Print exactly the lines from the first one down to the line containing "tri_hi = [3.80]", both ends included, with no pictures and nothing else.

··· Information shown ···

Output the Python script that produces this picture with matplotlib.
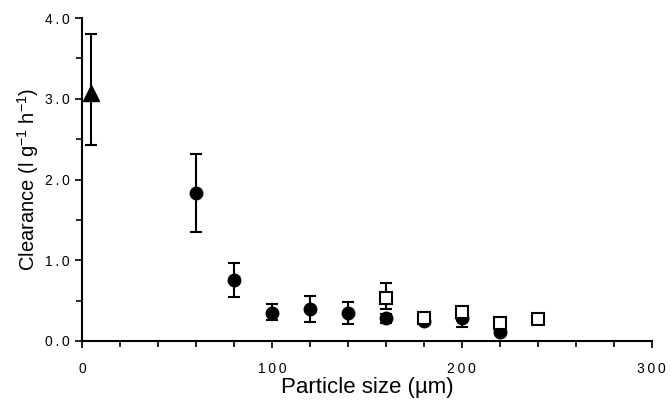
import matplotlib
matplotlib.use('Agg')
import matplotlib.pyplot as plt
import numpy as np

plt.rcParams['font.family'] = ['Liberation Sans', 'DejaVu Sans']
plt.rcParams['mathtext.fontset'] = 'custom'
plt.rcParams['mathtext.rm'] = 'Liberation Sans'

# triangle series
tri_x = [5]
tri_y = [3.07]
tri_lo = [2.43]
tri_hi = [3.80]

# filled circles
circ_x = [60, 80, 100, 120, 140, 160, 180, 200, 220]
circ_y = [1.83, 0.76, 0.35, 0.40, 0.34, 0.28, 0.25, 0.28, 0.11]
circ_lo = [1.35, 0.54, 0.26, 0.24, 0.21, 0.22, 0.22, 0.17, 0.08]
circ_hi = [2.32, 0.97, 0.46, 0.56, 0.48, 0.33, 0.28, 0.33, 0.14]

# open squares
sq_x = [160, 180, 200, 220, 240]
sq_y = [0.53, 0.29, 0.36, 0.22, 0.27]
sq_lo = [0.40, 0.25, 0.31, 0.18, 0.23]
sq_hi = [0.72, 0.33, 0.41, 0.26, 0.31]

x_ticks = [0, 100, 200, 300]
y_ticks = [0, 1, 2, 3, 4]
y_ticklabels = ['0.0', '1.0', '2.0', '3.0', '4.0']

def spaced(s):
    # old-style letter spaced tick labels
    return '\u2009'.join(s)

fig = plt.figure(figsize=(6.72, 4.03), dpi=100)
ax = fig.add_axes([0.122, 0.154, 0.848, 0.801])

def err(y, lo, hi):
    y = np.array(y)
    return [y - np.array(lo), np.array(hi) - y]

ax.errorbar(circ_x, circ_y, yerr=err(circ_y, circ_lo, circ_hi), fmt='o', color='black',
            ms=9, capsize=4.3, elinewidth=1.5, capthick=1.5, zorder=3)
ax.errorbar(sq_x, sq_y, yerr=err(sq_y, sq_lo, sq_hi), fmt='s', color='black', mfc='white',
            mec='black', mew=1.5, ms=8, capsize=4.3, elinewidth=1.5, capthick=1.5, zorder=4)
ax.errorbar(tri_x, tri_y, yerr=err(tri_y, tri_lo, tri_hi), fmt='^', color='black',
            ms=11, capsize=4.3, elinewidth=1.5, capthick=1.5, zorder=3)

ax.set_xlim(0, 300)
ax.set_ylim(0, 4)
ax.spines['top'].set_visible(False)
ax.spines['right'].set_visible(False)
ax.spines['left'].set_linewidth(1.5)
ax.spines['bottom'].set_linewidth(1.5)

ax.set_xticks(x_ticks)
ax.set_xticklabels([spaced(str(t)) for t in x_ticks])
ax.set_xticks(np.arange(0, 301, 20), minor=True)
ax.set_yticks(y_ticks)
ax.set_yticklabels([spaced(s) for s in y_ticklabels])
ax.set_yticks(np.arange(0, 4.01, 0.5), minor=True)
ax.tick_params(which='both', direction='out', width=1.2, labelsize=10)
ax.tick_params(which='major', length=5)
ax.tick_params(which='minor', length=4)
ax.tick_params(axis='x', pad=10)
ax.tick_params(axis='y', pad=4)

ax.set_xlabel('Particle size (µm)', fontsize=16, labelpad=1)
ax.set_ylabel('Clearance (l g$^{-1}$ h$^{-1}$)', fontsize=14.5)
ax.yaxis.set_label_coords(-0.072, 0.5)

fig.savefig('out.png', dpi=100)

···

Answer for this exercise:
Output the Python script that produces this picture with matplotlib.
import matplotlib
matplotlib.use('Agg')
import matplotlib.pyplot as plt
import numpy as np

plt.rcParams['font.family'] = ['Liberation Sans', 'DejaVu Sans']
plt.rcParams['mathtext.fontset'] = 'custom'
plt.rcParams['mathtext.rm'] = 'Liberation Sans'

# triangle series
tri_x = [5]
tri_y = [3.07]
tri_lo = [2.43]
tri_hi = [3.80]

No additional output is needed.